Now if you want to build a rocket that can hold a million people, you'd probably be talking about the largest man-made structure ever. The only structure on this scale that I'm aware of (which was never built) is the X-Seed 4000, which would have housed 500,000 to 1,000,000.[1] Its proposed height was 4000 meters, which is about 33 times taller than the proposed SpaceX interplanetary rocket. If you scaled up the SpaceX rocket design to that height, the mass would increase 36000x, and the breaking strength would only increase 1000x. I think we would probably need some major advances in materials science to be able to make a rocket that big that didn't just disintegrate on launch.
Secondly, what about the economics of a million person rocket? The X-Seed 4000 would have cost roughly a trillion dollars (in 2016 USD) to construct, and it just has to sit on the ground. I'm going to assume that at the barest, most insane minimum, it would cost at least 10x as much to build a rocket that size.

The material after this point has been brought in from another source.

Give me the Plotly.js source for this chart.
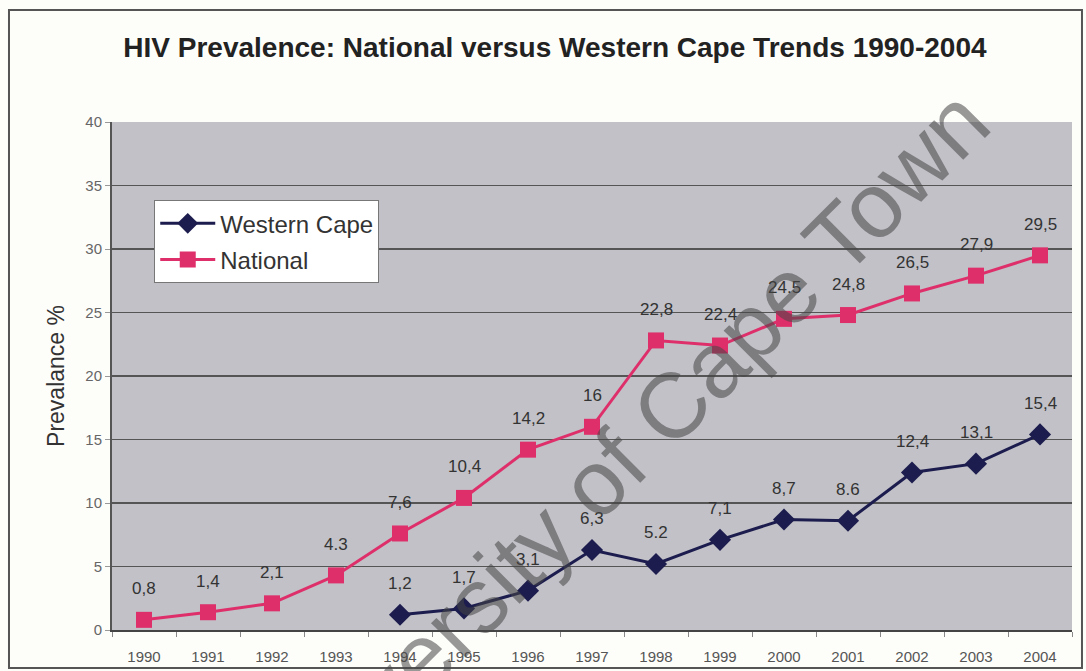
<!DOCTYPE html>
<html>
<head>
<meta charset="utf-8">
<script src="https://cdn.plot.ly/plotly-3.0.1.min.js"></script>
<style>
  html, body { margin: 0; padding: 0; background: #fdfdfa; }
  #chart { width: 1086px; height: 671px; }
</style>
</head>
<body>
<div id="chart"></div>
<script>
// ---- data ----
const years = ['1990','1991','1992','1993','1994','1995','1996','1997','1998','1999','2000','2001','2002','2003','2004'];
const nationalValues = [0.8, 1.4, 2.1, 4.3, 7.6, 10.4, 14.2, 16, 22.8, 22.4, 24.5, 24.8, 26.5, 27.9, 29.5];
const nationalLabels = ['0,8','1,4','2,1','4.3','7,6','10,4','14,2','16','22,8','22,4','24.5','24,8','26,5','27,9','29,5'];
const westernCapeValues = [null, null, null, null, 1.2, 1.7, 3.1, 6.3, 5.2, 7.1, 8.7, 8.6, 12.4, 13.1, 15.4];
const westernCapeLabels = ['','','','','1,2','1,7','3,1','6,3','5.2','7,1','8,7','8.6','12,4','13,1','15,4'];
const yTicks = [0, 5, 10, 15, 20, 25, 30, 35, 40];
const chartTitle = 'HIV Prevalence: National versus Western Cape Trends 1990-2004';
const yTitle = 'Prevalance %';
const watermark = 'University of Cape Town';

const FONT = 'Liberation Sans, Arial, sans-serif';
const navy = '#1c1c4e';
const pink = '#de2f6a';

const traces = [
  {
    x: years, y: westernCapeValues, name: 'Western Cape', type: 'scatter', mode: 'lines+markers',
    line: { color: navy, width: 3 }, marker: { symbol: 'diamond', size: 17, color: navy },
    legendgroup: 'wc', connectgaps: false, cliponaxis: false
  },
  {
    x: years, y: nationalValues, name: 'National', type: 'scatter', mode: 'lines+markers',
    line: { color: pink, width: 3 }, marker: { symbol: 'square', size: 16, color: pink },
    legendgroup: 'nat', cliponaxis: false
  }
];

const annotations = [];
function addLabels(vals, labels) {
  vals.forEach((v, i) => {
    if (v === null || labels[i] === '') return;
    annotations.push({
      x: i, y: v, xref: 'x', yref: 'y', text: labels[i], showarrow: false,
      yshift: 31, font: { family: FONT, size: 17, color: '#333333' }
    });
  });
}
addLabels(nationalValues, nationalLabels);
addLabels(westernCapeValues, westernCapeLabels);

annotations.push({
  xref: 'paper', yref: 'paper', x: 0.531, y: 0.343, text: watermark, showarrow: false,
  textangle: -45, font: { family: FONT, size: 92, color: 'rgba(70,70,70,0.55)' }
});

const layout = {
  width: 1086, height: 671,
  paper_bgcolor: '#fdfdfa', plot_bgcolor: '#c1c1c7',
  margin: { l: 112, r: 14, t: 122, b: 41 },
  title: {
    text: '<b>' + chartTitle + '</b>', x: 0.511, xanchor: 'center', y: 0.93, yanchor: 'middle',
    font: { family: FONT, size: 28, color: '#222222' }
  },
  xaxis: {
    type: 'category', range: [-0.5, years.length - 0.5], autorange: false,
    tickson: 'boundaries', ticks: 'outside', ticklen: 5, tickcolor: '#888', ticklabelstandoff: 12,
    showline: true, linecolor: '#444', linewidth: 2, showgrid: false,
    tickfont: { family: FONT, size: 15, color: '#555555' }, fixedrange: true
  },
  yaxis: {
    range: [0, 40], autorange: false, tickvals: yTicks, ticks: 'outside', ticklen: 5, tickcolor: '#999',
    showline: true, linecolor: '#555', linewidth: 2, showgrid: true, gridcolor: '#555555', gridwidth: 1.5,
    zeroline: false, tickfont: { family: FONT, size: 15, color: '#666666' },
    title: { text: yTitle, font: { family: FONT, size: 23, color: '#333333' }, standoff: 14 }
  },
  showlegend: true,
  legend: {
    x: 0.044, y: 0.846, xanchor: 'left', yanchor: 'top', bgcolor: '#ffffff',
    bordercolor: '#777', borderwidth: 1, traceorder: 'grouped', tracegroupgap: 2,
    font: { family: FONT, size: 24, color: '#333333' }, itemwidth: 55
  },
  shapes: [
    { type: 'rect', xref: 'paper', yref: 'paper', x0: -0.1073, x1: 1.0104, y0: -0.0748, y1: 1.2205,
      line: { color: '#555', width: 2 }, layer: 'above' }
  ],
  annotations: annotations
};

Plotly.newPlot('chart', traces, layout, { displayModeBar: false, staticPlot: true });
</script>
</body>
</html>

So that's 1/7 to 1/10 of global GDP (in 2014)[2] -- for one rocket -- that will probably disintegrate.
But! Let's assume that we make major materials science advances and can actually make it work, and we make it reusable up to 10 launches, and somehow we get the whole planet to agree to build this thing. The price tag actually isn't so great... $10 trillion / 10 million people = a million dollar price tag per ticket. So maybe my estimate is too high and we could build a rocket that big for a trillion, no more than building a building that big. Even then you're still looking at $100k per ticket.
So, in short... My guess is that there might be some technological and economic sweet spots that are a bit bigger than than the SpaceX design, but I think it's a good starting place in terms of feasibility. And yes, in practice there are some limits to how big you'll make your rocket.
PS. I don't think "breaking strength" is likely the most relevant factor for rockets (I an not a rocket scientist), but it's the principle of the scaling thing that matters. Plus a rocket has to have supporting structures to help it keep its shape, so breaking strength might be relevant after all.
[0]https://www.av8n.com/physics/scaling.htm#sec-strength (I linked to the section on how breaking strength varies with scale because it seemed the most relevant to rocketry, but the whole page is useful for explaining many of the ways in which things vary nonlinearly with scale).